If there is anything I want, it is that they know.
I want them to know what we were like. What we were really like. Not just us being happy, or just us being mad. Not just us being glamorous, or sexy, but what we felt, what we valued, what we found – our joy, our life, and ourselves – in.
I often wondered what my parents looked like before I was around. Not what they looked like when they were all done up, or out on a date, or at the beach posing for the camera, but what they looked like in their day-to-day, moment to moment, when they least expected how they presented themselves to be scrutinized and recorded. What was my mother wearing the day I was conceived? Where had my father been, who did he speak to and what about? What kinds of things had been occupying their attention? Was the house neat and orderly, or had one of them been doing something and let things get messy?
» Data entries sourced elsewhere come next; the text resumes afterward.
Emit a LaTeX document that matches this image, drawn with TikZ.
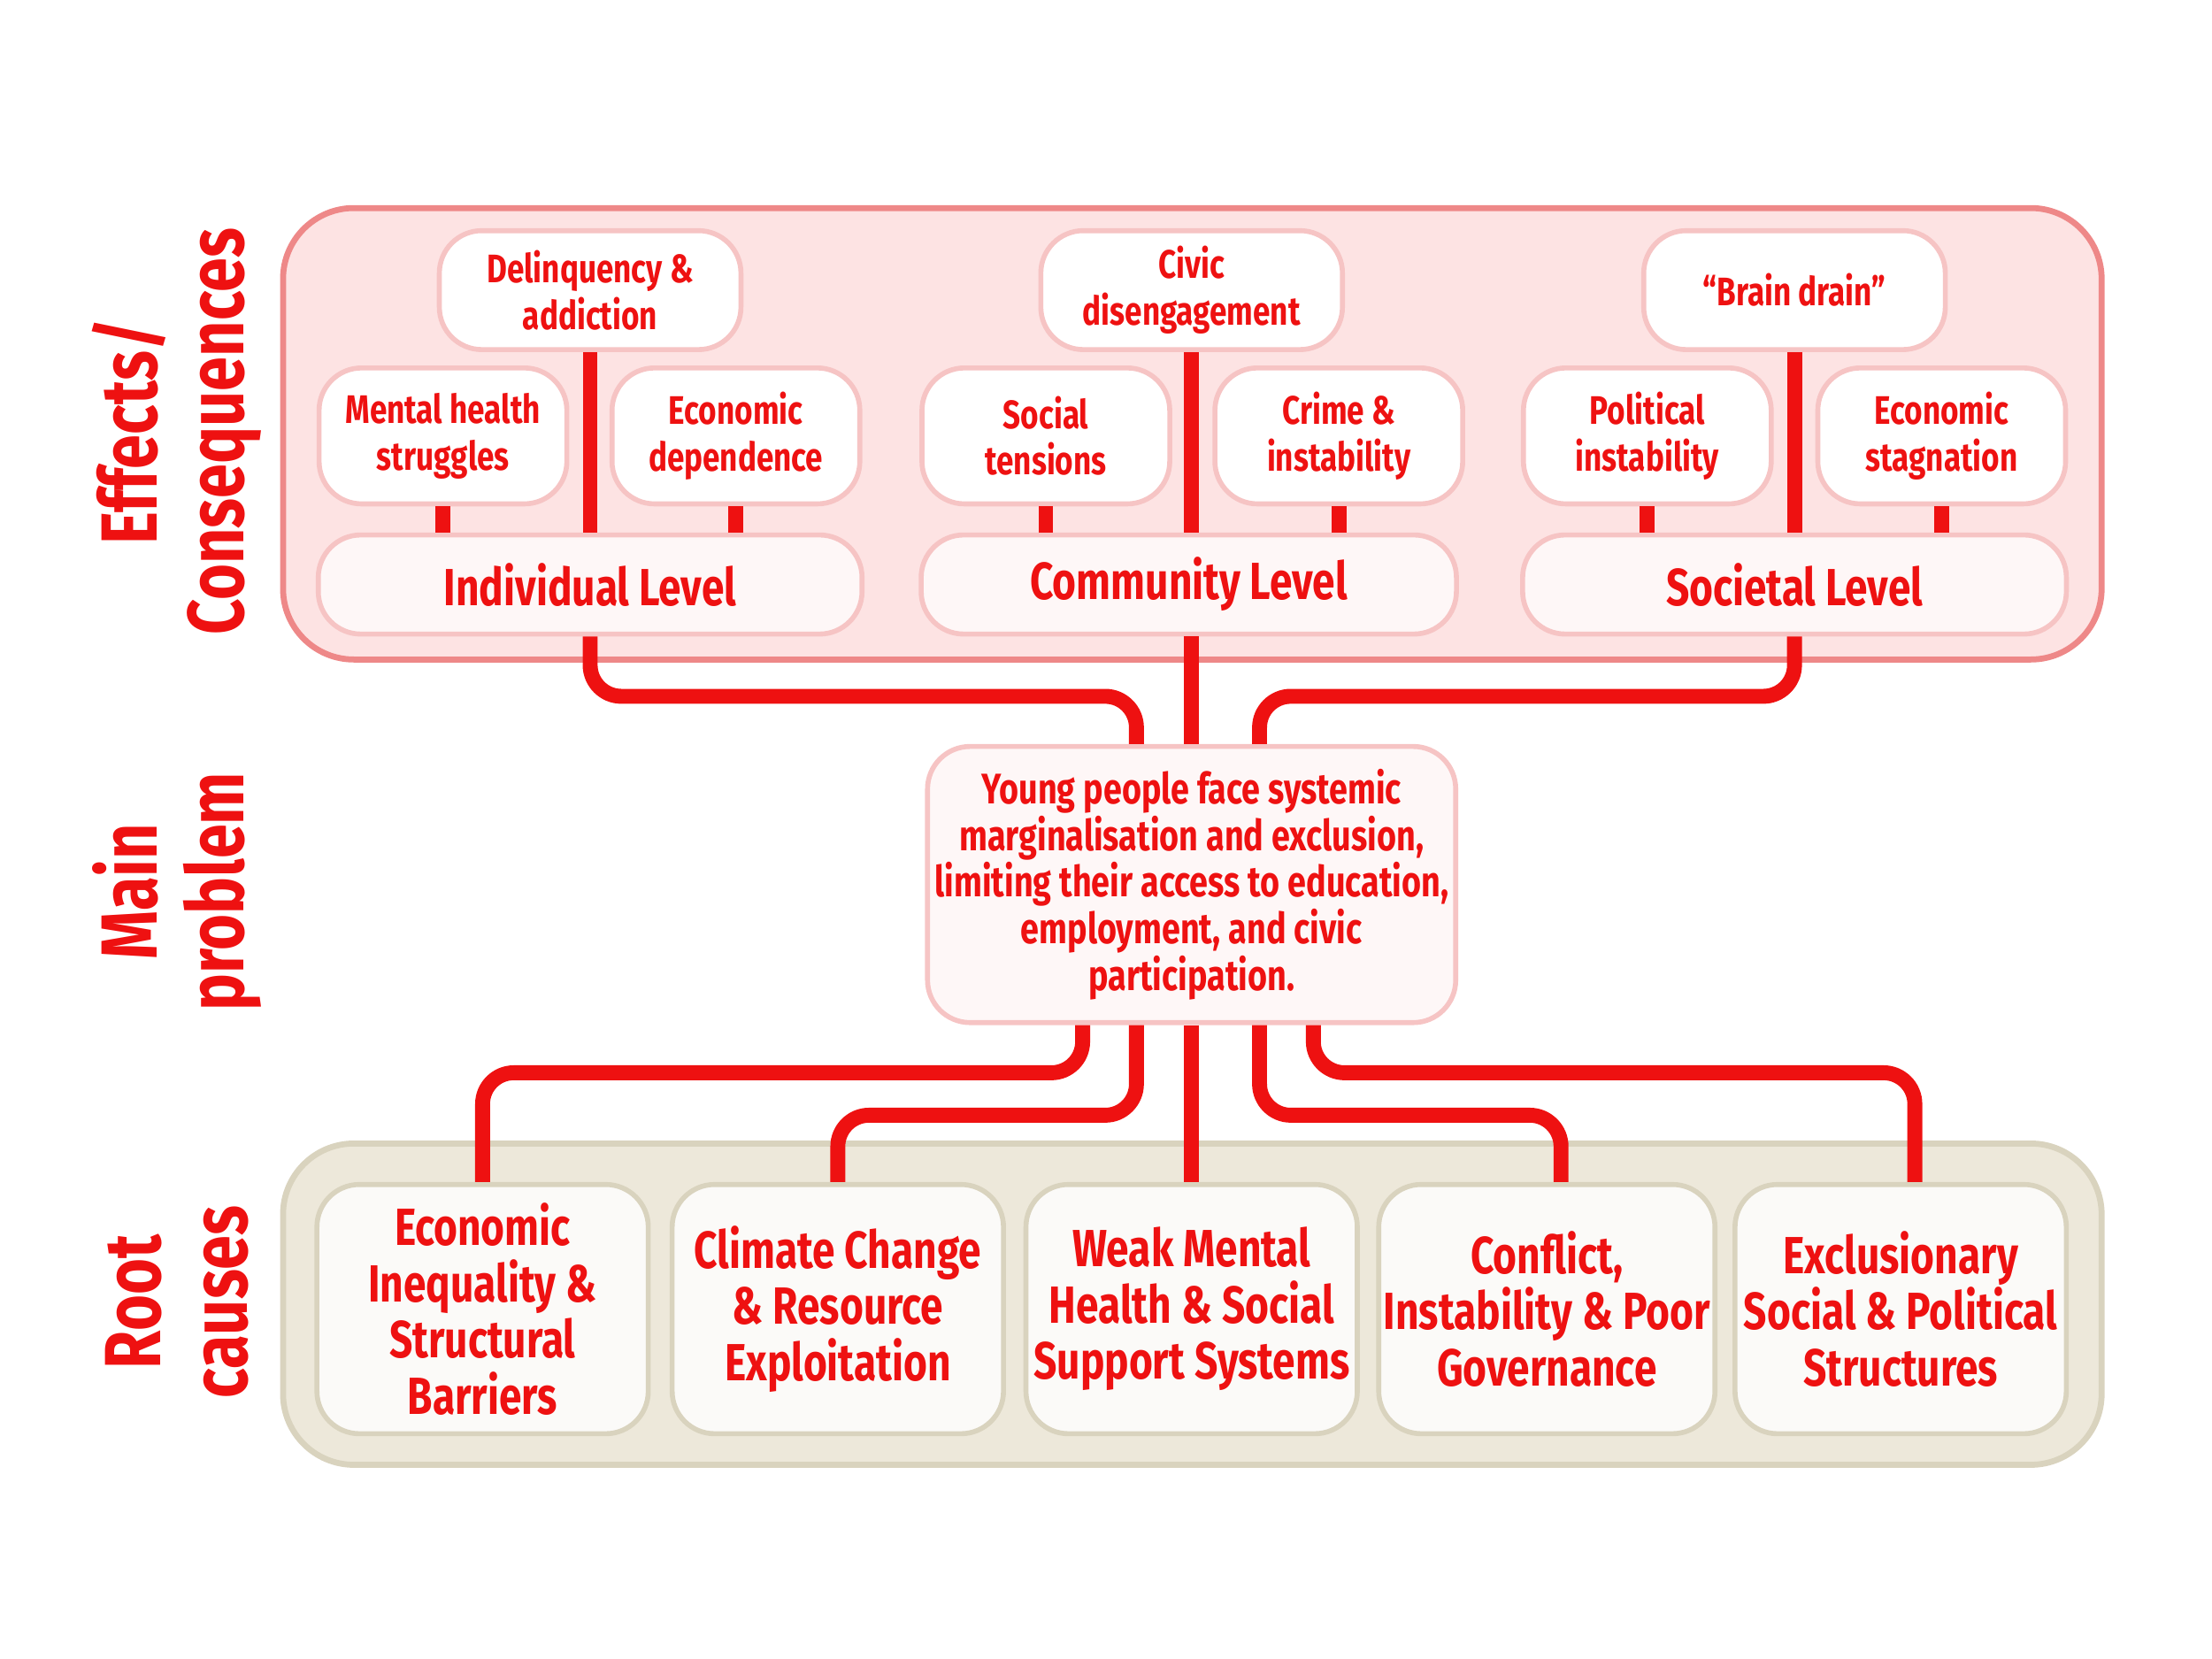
\documentclass[tikz,border=0pt]{standalone}
\usepackage{fontspec}
\setmainfont{Fira Sans}[FakeStretch=0.78]
\usetikzlibrary{positioning}
\definecolor{tred}{HTML}{EE1111}
\definecolor{pinkbg}{HTML}{FDE3E3}
\definecolor{pinkln}{HTML}{EE8888}
\definecolor{boxln}{HTML}{F6C4C4}
\definecolor{beigebg}{HTML}{EDE8DA}
\definecolor{beigeln}{HTML}{D9D3BE}
\tikzset{
  panel/.style={rounded corners=0.5cm,line width=1.2pt},
  effect/.style={draw=boxln,fill=white,line width=1pt,rounded corners=0.3cm,inner sep=1pt,
    minimum width=1.75cm,minimum height=0.96cm,align=center,text=tred,
    font=\bfseries\fontsize{8}{9.4}\selectfont},
  level/.style={draw=boxln,fill=white!70!pinkbg,line width=1pt,rounded corners=0.3cm,inner sep=1pt,
    minimum width=3.84cm,minimum height=0.7cm,text=tred,
    font=\bfseries\fontsize{10.5}{12}\selectfont},
  cause/.style={draw=beigeln,fill=white!80!beigebg,line width=1pt,rounded corners=0.3cm,inner sep=1pt,
    minimum width=2.34cm,minimum height=1.76cm,align=center,text=tred,
    font=\bfseries\fontsize{10.5}{11.3}\selectfont},
  side/.style={rotate=90,align=center,text=tred,font=\bfseries\fontsize{16}{17.5}\selectfont},
  link/.style={draw=tred,line width=3pt,rounded corners=0.22cm}
}
\begin{document}
\begin{tikzpicture}[x=0.01cm,y=-0.01cm]
  \useasboundingbox (0,0) rectangle (1563,1172);
  % panels
  \draw[panel,fill=pinkbg,draw=pinkln] (200,147) rectangle (1485,466);
  \draw[panel,fill=beigebg,draw=beigeln] (200,808) rectangle (1485,1035);
  % side labels
  \node[side] (sEff) at (125,305) {Effects/\\Consequences};
  \node[side] (sMain) at (125,630) {Main\\problem};
  \node[side] (sRoot) at (125,920) {Root\\causes};
  % effects
  \node[effect,minimum width=2.13cm,minimum height=0.84cm] (delq) at (417,205) {Delinquency \&\\addiction};
  \node[effect,minimum width=2.13cm,minimum height=0.84cm] (civic) at (842,205) {Civic\\disengagement};
  \node[effect,minimum width=2.13cm,minimum height=0.84cm] (brain) at (1268,205) {“Brain drain”};
  \node[effect] (mental) at (313,308) {Mental health\\struggles};
  \node[effect] (ecodep) at (520,308) {Economic\\dependence};
  \node[effect] (social) at (739,308) {Social\\tensions};
  \node[effect] (crime) at (946,308) {Crime \&\\instability};
  \node[effect] (polit) at (1164,308) {Political\\instability};
  \node[effect] (ecostag) at (1372,308) {Economic\\stagnation};
  % levels
  \node[level] (lvInd) at (417,413) {Individual Level};
  \node[level,minimum width=3.78cm] (lvCom) at (840,413) {Community Level};
  \node[level] (lvSoc) at (1268,413) {Societal Level};
  \foreach \a/\b in {delq/lvInd,brain/lvSoc,mental/lvInd,ecodep/lvInd,social/lvCom,crime/lvCom,polit/lvSoc,ecostag/lvSoc}
    \draw[link] (\a.south) -- (\a.south |- \b.north);
  \draw[link] (civic.south) -- (civic.south |- lvCom.north);
  % main problem
  \node[draw=boxln,fill=white!70!pinkbg,line width=1pt,rounded corners=0.3cm,inner sep=1pt,
    minimum width=3.73cm,minimum height=1.95cm,align=center,text=tred,
    font=\bfseries\fontsize{8.6}{9.4}\selectfont] (main) at (842,625)
    {Young people face systemic\\marginalisation and exclusion,\\limiting their access to education,\\employment, and civic\\participation.};
  % root causes
  \node[cause] (rc1) at (341,925) {Economic\\Inequality \&\\Structural\\Barriers};
  \node[cause] (rc2) at (592,925) {Climate Change\\\& Resource\\Exploitation};
  \node[cause] (rc3) at (842,925) {Weak Mental\\Health \& Social\\Support Systems};
  \node[cause] (rc4) at (1093,925) {Conflict,\\Instability \& Poor\\Governance};
  \node[cause] (rc5) at (1343,925) {Exclusionary\\Social \& Political\\Structures};
  % upper links
  \coordinate (u1) at (803,492);
  \coordinate (u3) at (890,492);
  \draw[link] (lvInd.south) |- (u1) -- (u1 |- main.north);
  \draw[link] (lvCom.south -| main.north) -- (main.north);
  \draw[link] (lvSoc.south) |- (u3) -- (u3 |- main.north);
  % lower links
  \coordinate (d1) at (765,758);
  \coordinate (d2) at (803,788);
  \coordinate (d4) at (890,788);
  \coordinate (d5) at (928,758);
  \draw[link] (d1 |- main.south) -- (d1) -| (rc1.north);
  \draw[link] (d2 |- main.south) -- (d2) -| (rc2.north);
  \draw[link] (main.south) -- (rc3.north);
  \draw[link] (d4 |- main.south) -- (d4) -| ([xshift=0.1cm]rc4.north);
  \draw[link] (d5 |- main.south) -- (d5) -| ([xshift=0.1cm]rc5.north);
\end{tikzpicture}
\end{document}
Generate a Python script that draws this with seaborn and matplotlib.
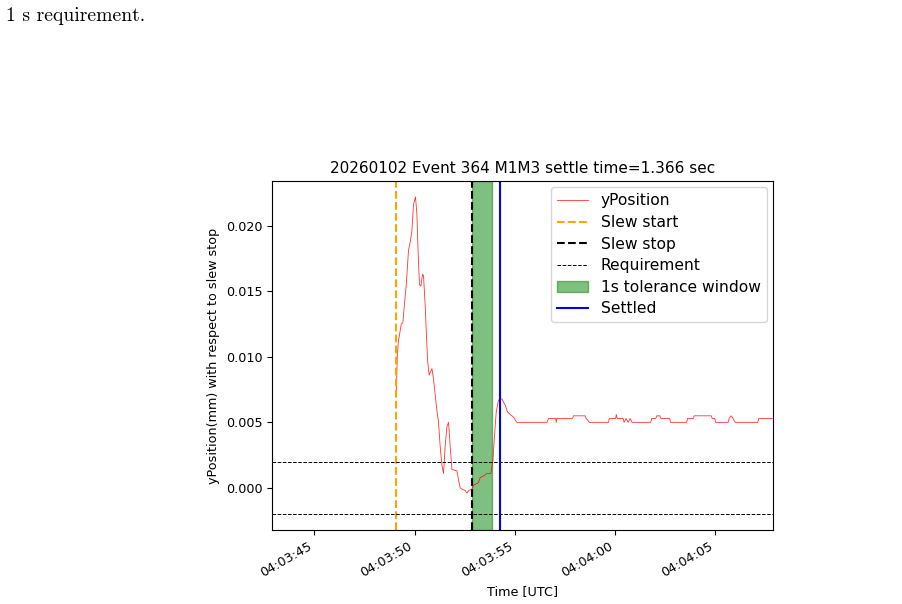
import matplotlib
matplotlib.use("Agg")
import matplotlib.dates as mdates
import matplotlib.pyplot as plt
import pandas as pd
import seaborn as sns

# seconds after 04:03:00 UTC on 2026-01-02
t_sec = [49.09, 49.13, 49.18, 49.33, 49.41, 49.50, 49.58, 49.69, 49.78, 49.86,
         49.94, 50.04, 50.11, 50.17, 50.24, 50.31, 50.39, 50.44, 50.52, 50.64,
         50.72, 50.86, 50.94, 51.10, 51.19, 51.27, 51.36, 51.44, 51.52, 51.61,
         51.69, 51.77, 51.86, 52.11, 52.19, 52.27, 52.36, 52.52, 52.61, 52.69,
         52.85, 52.93, 53.18, 53.27, 53.43, 53.60, 53.80, 53.90, 53.97, 54.07,
         54.18, 54.35, 54.52, 54.63, 54.77, 54.93, 55.10, 56.60, 56.68, 57.04,
         57.06, 57.10, 57.88, 57.92, 58.51, 58.56, 58.72, 59.67, 59.71, 60.03,
         60.06, 60.11, 60.40, 60.45, 60.55, 60.65, 60.75, 60.85, 61.78, 61.83,
         62.03, 62.08, 62.23, 62.28, 62.72, 62.77, 63.57, 63.62, 63.90, 63.95,
         64.80, 64.85, 64.97, 65.02, 65.64, 65.69, 65.79, 65.89, 65.99, 67.12,
         67.17, 68.24]
y_pos = [0.0074, 0.0100, 0.0111, 0.0125, 0.0126, 0.0142, 0.0155, 0.0181, 0.0188, 0.0196,
         0.0216, 0.0222, 0.0209, 0.0180, 0.0155, 0.0154, 0.0163, 0.0162, 0.0140, 0.0098,
         0.0086, 0.0091, 0.0083, 0.0060, 0.0050, 0.0032, 0.0017, 0.0011, 0.0032, 0.0047,
         0.0050, 0.0032, 0.0014, 0.0013, 0.0006, 0.0000, -0.0001, -0.0002, -0.0004, -0.0002,
         -0.0001, 0.0002, 0.0004, 0.0008, 0.0009, 0.0011, 0.0011, 0.0020, 0.0037, 0.0058,
         0.0067, 0.0068, 0.0063, 0.0058, 0.0056, 0.0054, 0.0050, 0.0050, 0.0053, 0.0053,
         0.0050, 0.0053, 0.0053, 0.0055, 0.0055, 0.0053, 0.0050, 0.0050, 0.0053, 0.0053,
         0.0056, 0.0053, 0.0053, 0.0050, 0.0053, 0.0050, 0.0053, 0.0050, 0.0050, 0.0053,
         0.0053, 0.0055, 0.0055, 0.0053, 0.0053, 0.0050, 0.0050, 0.0053, 0.0053, 0.0055,
         0.0055, 0.0053, 0.0053, 0.0050, 0.0050, 0.0053, 0.0055, 0.0053, 0.0050, 0.0050,
         0.0053, 0.0053]

slew_start_sec = 49.08
slew_stop_sec = 52.88
settle_time = 1.366
requirement = 0.002


def main():
    plt.rcParams["font.size"] = 9.2
    t0 = pd.Timestamp("2026-01-02 04:03:00")
    df = pd.DataFrame({"time": t0 + pd.to_timedelta(t_sec, unit="s"), "yPosition": y_pos})
    slew_start = t0 + pd.to_timedelta(slew_start_sec, unit="s")
    slew_stop = t0 + pd.to_timedelta(slew_stop_sec, unit="s")
    settled = slew_stop + pd.to_timedelta(settle_time, unit="s")

    fig = plt.figure(figsize=(9.02, 6.04), dpi=100)
    ax = fig.add_axes([272 / 902, 1 - 530 / 604, 501 / 902, 349 / 604])
    fig.text(6 / 902, 1 - 21 / 604, "1 s requirement.", family="cmr10", fontsize=14.2)

    sns.lineplot(data=df, x="time", y="yPosition", ax=ax, color="red", lw=0.6, alpha=0.8,
                 label="yPosition")
    ax.axvline(slew_start, color="orange", ls="--", label="Slew start")
    ax.axvline(slew_stop, color="black", ls="--", label="Slew stop")
    ax.axhline(requirement, color="black", ls="--", lw=0.7, label="Requirement")
    ax.axhline(-requirement, color="black", ls="--", lw=0.7)
    ax.axvspan(slew_stop, slew_stop + pd.to_timedelta(1, unit="s"), color="green", alpha=0.5,
               label="1s tolerance window")
    ax.axvline(settled, color="blue", label="Settled")

    ax.set_xlim(slew_stop - pd.to_timedelta(10, unit="s"), slew_stop + pd.to_timedelta(15, unit="s"))
    ax.xaxis.set_major_formatter(mdates.DateFormatter("%H:%M:%S"))
    for lab in ax.get_xticklabels():
        lab.set_rotation(30)
        lab.set_ha("right")
    ax.set_title("20260102 Event 364 M1M3 settle time=1.366 sec", fontsize=11)
    ax.set_xlabel("Time [UTC]")
    ax.set_ylabel("yPosition(mm) with respect to slew stop")
    ax.legend(loc="upper right", fontsize=11.2, labelspacing=0.42, borderaxespad=0.4)

    fig.savefig("out.png", dpi=100)
    plt.close(fig)


if __name__ == '__main__':
    main()
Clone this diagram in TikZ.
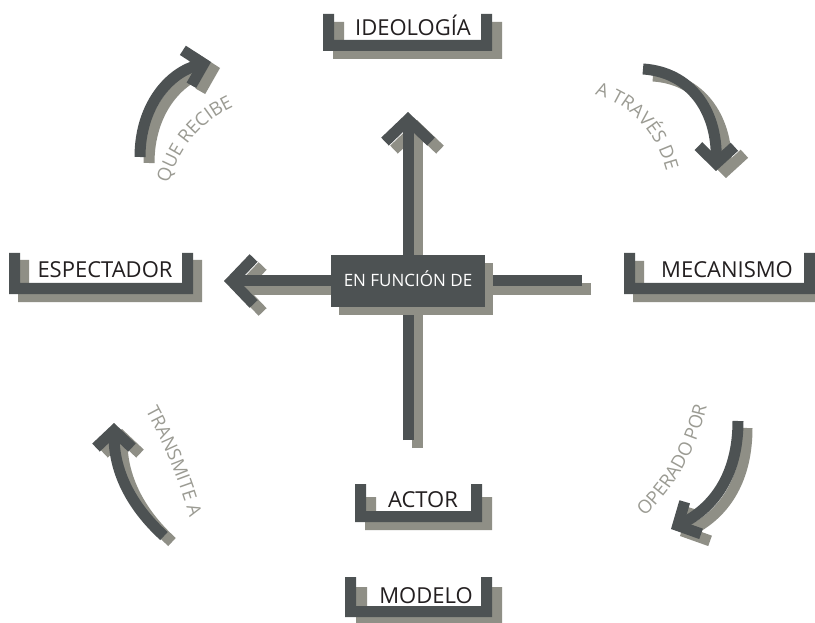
\documentclass[tikz,border=0pt]{standalone}
\usepackage{fontspec}
\setmainfont{Open Sans}
\usetikzlibrary{arrows.meta,decorations.text}
\definecolor{dk}{RGB}{77,82,83}
\definecolor{sh}{RGB}{143,143,134}
\definecolor{txt}{RGB}{35,31,32}
\definecolor{lbl}{RGB}{155,155,147}
\newcommand\ut{11}
\newcommand\ushape[5]{%
  \fill[#5] (#1,#2) -- (#1,#4) -- (#3,#4) -- (#3,#2) -- ({#3-\ut},#2) -- ({#3-\ut},{#4-\ut}) -- ({#1+\ut},{#4-\ut}) -- ({#1+\ut},#2) -- cycle;}
\tikzset{
  shaft/.style={line width=11pt},
  bigarrow/.style={shaft, -{Straight Barb[sharp, length=22pt, width=46pt]}},
  smallarrow/.style={shaft, -{Straight Barb[sharp, length=17pt, width=36pt]}},
  boxlabel/.style={text=txt, font=\fontsize{22}{24}\selectfont, inner sep=0pt, anchor=base},
  curvelabel/.style={decorate, decoration={text along path, text align=center,
     text={|\fontsize{18.5}{20}\selectfont\color{lbl}|#1}}}
}
\begin{document}
\begin{tikzpicture}[x=1pt,y=-1pt]
\useasboundingbox (0,0) rectangle (815,623);
\fill[white] (0,0) rectangle (815,623);

% straight arrows (shadows first)
\coordinate (vb) at (408,440);
\coordinate (vt) at (408,112);
\coordinate (hr) at (582,281);
\coordinate (hl) at (224,281);
\draw[sh, bigarrow] ([shift={(9,8)}]vb) -- ([shift={(9,8)}]vt);
\draw[sh, bigarrow] ([shift={(9,8)}]hr) -- ([shift={(9,8)}]hl);
\draw[dk, bigarrow] (vb) -- (vt);
\draw[dk, bigarrow] (hr) -- (hl);

% centre box
\fill[sh] (339,263) rectangle (493,315);
\node[fill=dk, minimum width=154pt, minimum height=52pt, inner sep=0pt] (ctr) at (408,281) {};
\node[text=white, font=\fontsize{17}{19}\selectfont, inner sep=0pt, anchor=base] (ctrtext) at (408,287) {EN FUNCIÓN DE};

% brackets
\ushape{333}{22}{502}{59}{sh}
\ushape{323}{14}{492}{51}{dk}
\node[boxlabel] (ideo) at (413,36) {IDEOLOGÍA};

\ushape{18}{260}{202}{302}{sh}
\ushape{9}{253}{193}{294}{dk}
\node[boxlabel] (espe) at (105,277) {ESPECTADOR};

\ushape{633}{261}{824}{302}{sh}
\ushape{624}{253}{815}{294}{dk}
\node[boxlabel] (meca) at (727,277) {MECANISMO};

\ushape{365}{497}{492}{530}{sh}
\ushape{355}{484}{482}{522}{dk}
\node[boxlabel] (actor) at (423,507) {ACTOR};

\ushape{356}{587}{502}{625}{sh}
\ushape{345}{577}{492}{617}{dk}
\node[boxlabel] (modelo) at (426,603) {MODELO};

% curved arrows
\coordinate (a1s) at (140,157);
\coordinate (a1e) at (211,62);
\draw[sh, smallarrow] ([shift={(9,6)}]a1s) .. controls ([shift={(9,6)}]140,105) and ([shift={(9,6)}]170,72) .. ([shift={(9,6)}]a1e);
\draw[dk, smallarrow] (a1s) .. controls (140,105) and (170,72) .. (a1e);

\coordinate (a2s) at (643,69);
\coordinate (a2e) at (716,171);
\draw[sh, smallarrow] ([shift={(10,7)}]a2s) .. controls ([shift={(10,7)}]690,72) and ([shift={(10,7)}]717,110) .. ([shift={(10,7)}]a2e);
\draw[dk, smallarrow] (a2s) .. controls (690,72) and (717,110) .. (a2e);

\coordinate (a3s) at (164,536);
\coordinate (a3e) at (114,423);
\draw[sh, smallarrow] ([shift={(8,6)}]a3s) .. controls ([shift={(8,6)}]130,505) and ([shift={(8,6)}]114,470) .. ([shift={(8,6)}]a3e);
\draw[dk, smallarrow] (a3s) .. controls (130,505) and (114,470) .. (a3e);

\coordinate (a4s) at (738,421);
\coordinate (a4e) at (671,529);
\draw[sh, smallarrow] ([shift={(9,7)}]a4s) .. controls ([shift={(9,7)}]738,470) and ([shift={(9,7)}]718,505) .. ([shift={(9,7)}]a4e);
\draw[dk, smallarrow] (a4s) .. controls (738,470) and (718,505) .. (a4e);

% curved labels
\path[curvelabel={QUE RECIBE}] (166,192) .. controls (178,148) and (200,120) .. (242,103);
\path[curvelabel={A TRAVÉS DE}] (588,93) .. controls (625,100) and (657,128) .. (668,178);
\path[curvelabel={TRANSMITE A}] (141,402) .. controls (162,440) and (180,480) .. (192,527);
\path[curvelabel={OPERADO POR}] (636,524) .. controls (670,495) and (698,455) .. (709,395);
\end{tikzpicture}
\end{document}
Where where they in their lives when I came along? Who were they before I was?
The thing is, they don’t remember. Not exactly, not with the clarity of a photograph. And all of the stories I may be told cannot amount to any sort of objective narrative (not that photographs accomplish that task any better – but the illusion of doing so is so seductive we tend to ignore that fact).
And so if there is anything I want, it is that they know. I want our photographs to help impart a feeling of who we are, to show the textures and rhythms of our life. How we live, what we choose to emphasize and what do we choose to excise, where our attention goes, and how we grown and change. How we choose to shape life and are shaped by it.
More than a desire to know me, or us, intellectually, I hope that our work will allow them to know us emotionally – I want them to know what we felt was important about living. I want them to know that Love between people is the only true measure of value.
I want them to know of our Love, I want them to know where they came from.